■ DATASET SECTION
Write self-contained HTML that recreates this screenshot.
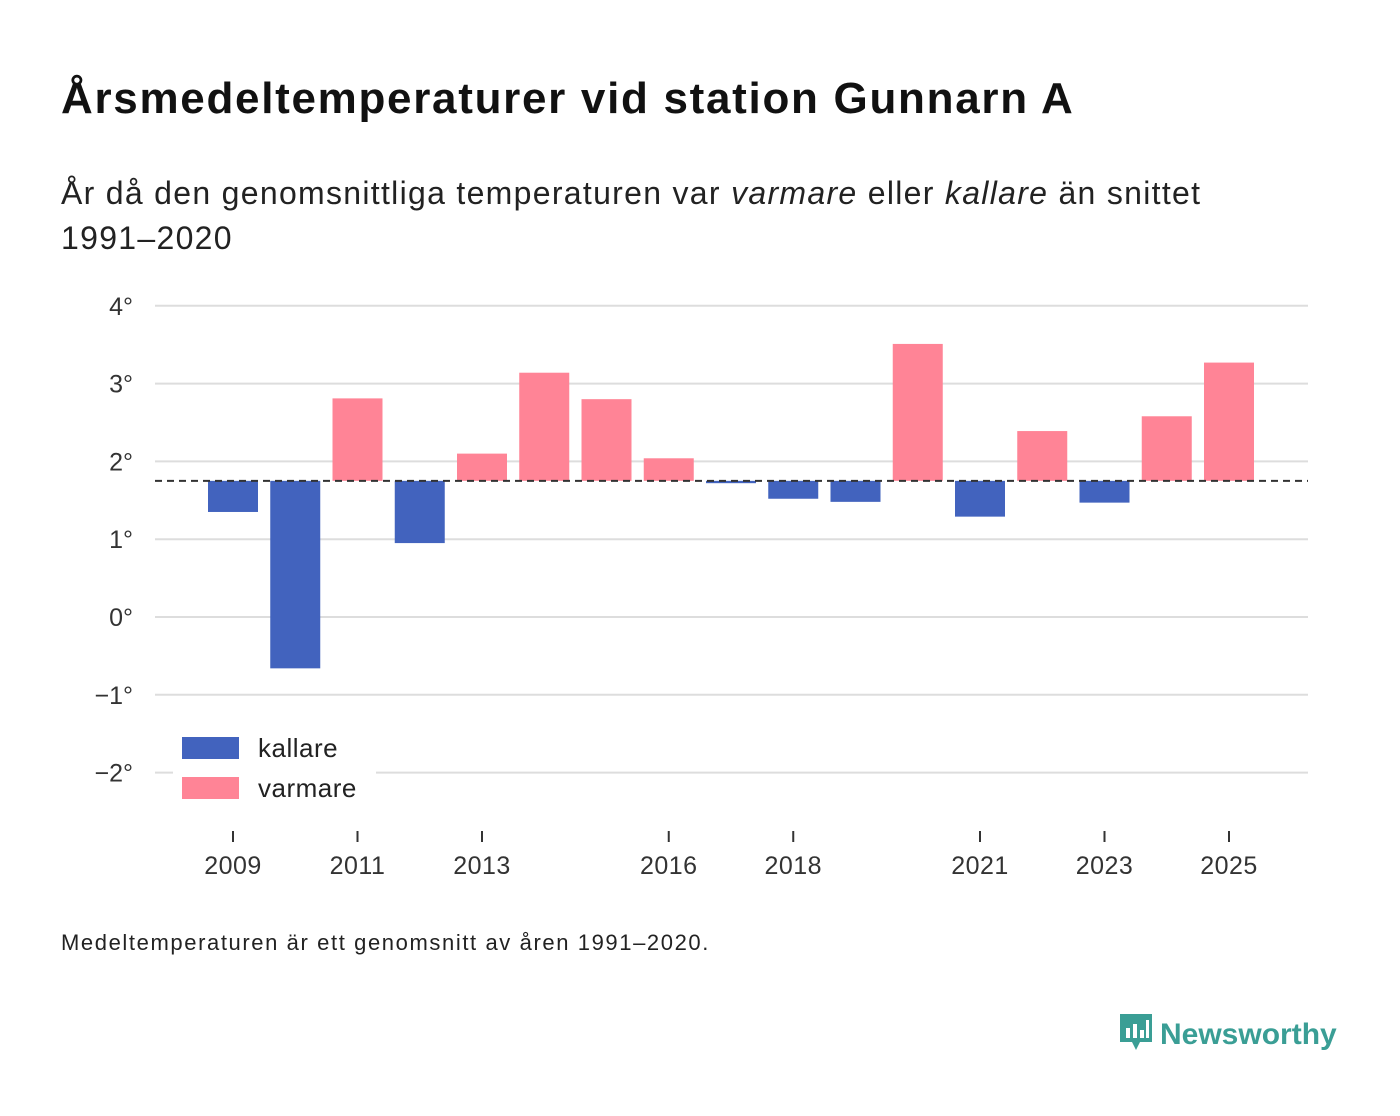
<!DOCTYPE html>
<html><head><meta charset="utf-8"><style>
body{margin:0;background:#fff;font-family:"Liberation Sans",sans-serif;}
#wrap{position:relative;width:1400px;height:1116px;overflow:hidden;}
h1{position:absolute;left:61px;top:74px;margin:0;font-size:44px;font-weight:bold;color:#111;letter-spacing:1.7px;}
.sub{position:absolute;left:61px;top:171px;margin:0;font-size:32px;line-height:45px;color:#222;letter-spacing:1.3px;}
.note{position:absolute;left:61px;top:930px;font-size:22px;color:#222;letter-spacing:1.6px;}
.logo{position:absolute;left:1118px;top:1012px;font-size:30px;font-weight:bold;color:#3a9e95;}
</style></head><body>
<div id="wrap">
<h1>Årsmedeltemperaturer vid station Gunnarn A</h1>
<p class="sub">År då den genomsnittliga temperaturen var <i>varmare</i> eller <i>kallare</i> än snittet<br>1991–2020</p>
<svg id="chart" width="1400" height="1116" style="position:absolute;left:0;top:0"></svg>
<div class="note">Medeltemperaturen är ett genomsnitt av åren 1991–2020.</div>
<div class="logo"><svg width="36" height="42" viewBox="0 0 36 42" style="vertical-align:-10px;margin-right:6px"><path d="M2 2h32v28H22l-4 8-4-8H2z" fill="#3a9e95"/><rect x="8" y="16" width="4" height="10" fill="#fff"/><rect x="15" y="12" width="4" height="14" fill="#fff"/><rect x="22" y="18" width="4" height="8" fill="#fff"/><rect x="28" y="8" width="3" height="18" fill="#fff"/></svg>Newsworthy</div>
</div>
<script>
const years=[2009,2010,2011,2012,2013,2014,2015,2016,2017,2018,2019,2020,2021,2022,2023,2024,2025];
const temps=[1.35,-0.66,2.81,0.95,2.1,3.14,2.8,2.04,1.72,1.52,1.48,3.51,1.29,2.39,1.47,2.58,3.27];
const baseline=1.75;
const yTicks=[4,3,2,1,0,-1,-2];
const xTicks=[2009,2011,2013,2016,2018,2021,2023,2025];
const NS="http://www.w3.org/2000/svg";
const svg=document.getElementById('chart');
const y=v=>617-v*77.8;
const x=yr=>233+(yr-2009)*62.25;
function mk(t,a){const e=document.createElementNS(NS,t);for(const k in a)e.setAttribute(k,a[k]);svg.appendChild(e);return e;}
yTicks.forEach(t=>{
  const l=mk('line',{x1:155,x2:1308,y1:y(t),y2:y(t),stroke:'#ddd','stroke-width':2});
  
  
  const tx=mk('text',{x:133,y:y(t)+9,'text-anchor':'end','font-size':25,fill:'#333','font-family':'Liberation Sans'});
  tx.textContent=(t<0?'−'+(-t):t)+'°';
  
  
});
years.forEach((yr,i)=>{
  const v=temps[i];const top=Math.min(y(v),y(baseline));const h=Math.abs(y(v)-y(baseline));
  const r=mk('rect',{x:x(yr)-25,y:top,width:50,height:Math.max(h,1),fill:v<baseline?'#4263be':'#ff8496'});
  
  
});
const bl=mk('line',{x1:155,x2:1308,y1:y(baseline),y2:y(baseline),stroke:'#333','stroke-width':2,'stroke-dasharray':'7,5'});


xTicks.forEach(yr=>{
  const l=mk('line',{x1:x(yr),x2:x(yr),y1:831,y2:842,stroke:'#333','stroke-width':2});
  
  
  const tx=mk('text',{x:x(yr),y:874,'text-anchor':'middle','font-size':25,fill:'#333','font-family':'Liberation Sans','letter-spacing':'0.5'});
  tx.textContent=yr;
  
  
});
const lg=mk('rect',{x:173,y:725,width:203,height:85,fill:'#fff'});


[['kallare','#4263be',737],['varmare','#ff8496',777]].forEach(([n,c,yy])=>{
  const r=mk('rect',{x:182,y:yy,width:57,height:22,fill:c});
  
  
  const t=mk('text',{x:258,y:yy+20,'font-size':26,fill:'#222','font-family':'Liberation Sans','letter-spacing':'0.5'});
  t.textContent=n;
  
  
});
</script>
</body></html>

■ SET PROBLEM
Transcribe the listing in full. Omit the pictures and keep every line exact.

■ SOLUTION FOR THIS EXERCISE
Write self-contained HTML that recreates this screenshot.
<!DOCTYPE html>
<html><head><meta charset="utf-8"><style>
body{margin:0;background:#fff;font-family:"Liberation Sans",sans-serif;}
#wrap{position:relative;width:1400px;height:1116px;overflow:hidden;}
h1{position:absolute;left:61px;top:74px;margin:0;font-size:44px;font-weight:bold;color:#111;letter-spacing:1.7px;}
.sub{position:absolute;left:61px;top:171px;margin:0;font-size:32px;line-height:45px;color:#222;letter-spacing:1.3px;}
.note{position:absolute;left:61px;top:930px;font-size:22px;color:#222;letter-spacing:1.6px;}
.logo{position:absolute;left:1118px;top:1012px;font-size:30px;font-weight:bold;color:#3a9e95;}
</style></head><body>
<div id="wrap">
<h1>Årsmedeltemperaturer vid station Gunnarn A</h1>
<p class="sub">År då den genomsnittliga temperaturen var <i>varmare</i> eller <i>kallare</i> än snittet<br>1991–2020</p>
<svg id="chart" width="1400" height="1116" style="position:absolute;left:0;top:0"></svg>
<div class="note">Medeltemperaturen är ett genomsnitt av åren 1991–2020.</div>
<div class="logo"><svg width="36" height="42" viewBox="0 0 36 42" style="vertical-align:-10px;margin-right:6px"><path d="M2 2h32v28H22l-4 8-4-8H2z" fill="#3a9e95"/><rect x="8" y="16" width="4" height="10" fill="#fff"/><rect x="15" y="12" width="4" height="14" fill="#fff"/><rect x="22" y="18" width="4" height="8" fill="#fff"/><rect x="28" y="8" width="3" height="18" fill="#fff"/></svg>Newsworthy</div>
</div>
<script>
const years=[2009,2010,2011,2012,2013,2014,2015,2016,2017,2018,2019,2020,2021,2022,2023,2024,2025];
const temps=[1.35,-0.66,2.81,0.95,2.1,3.14,2.8,2.04,1.72,1.52,1.48,3.51,1.29,2.39,1.47,2.58,3.27];
const baseline=1.75;
const yTicks=[4,3,2,1,0,-1,-2];
const xTicks=[2009,2011,2013,2016,2018,2021,2023,2025];
const NS="http://www.w3.org/2000/svg";
const svg=document.getElementById('chart');
const y=v=>617-v*77.8;
const x=yr=>233+(yr-2009)*62.25;
function mk(t,a){const e=document.createElementNS(NS,t);for(const k in a)e.setAttribute(k,a[k]);svg.appendChild(e);return e;}
yTicks.forEach(t=>{
  const l=mk('line',{x1:155,x2:1308,y1:y(t),y2:y(t),stroke:'#ddd','stroke-width':2});
  
  
  const tx=mk('text',{x:133,y:y(t)+9,'text-anchor':'end','font-size':25,fill:'#333','font-family':'Liberation Sans'});
  tx.textContent=(t<0?'−'+(-t):t)+'°';
  
  
});
years.forEach((yr,i)=>{
  const v=temps[i];const top=Math.min(y(v),y(baseline));const h=Math.abs(y(v)-y(baseline));
  const r=mk('rect',{x:x(yr)-25,y:top,width:50,height:Math.max(h,1),fill:v<baseline?'#4263be':'#ff8496'});
  
  
});
const bl=mk('line',{x1:155,x2:1308,y1:y(baseline),y2:y(baseline),stroke:'#333','stroke-width':2,'stroke-dasharray':'7,5'});


xTicks.forEach(yr=>{
  const l=mk('line',{x1:x(yr),x2:x(yr),y1:831,y2:842,stroke:'#333','stroke-width':2});
  
  
  const tx=mk('text',{x:x(yr),y:874,'text-anchor':'middle','font-size':25,fill:'#333','font-family':'Liberation Sans','letter-spacing':'0.5'});
  tx.textContent=yr;
  
  
});
const lg=mk('rect',{x:173,y:725,width:203,height:85,fill:'#fff'});


[['kallare','#4263be',737],['varmare','#ff8496',777]].forEach(([n,c,yy])=>{
  const r=mk('rect',{x:182,y:yy,width:57,height:22,fill:c});
  
  
  const t=mk('text',{x:258,y:yy+20,'font-size':26,fill:'#222','font-family':'Liberation Sans','letter-spacing':'0.5'});
  t.textContent=n;
  
  
});
</script>
</body></html>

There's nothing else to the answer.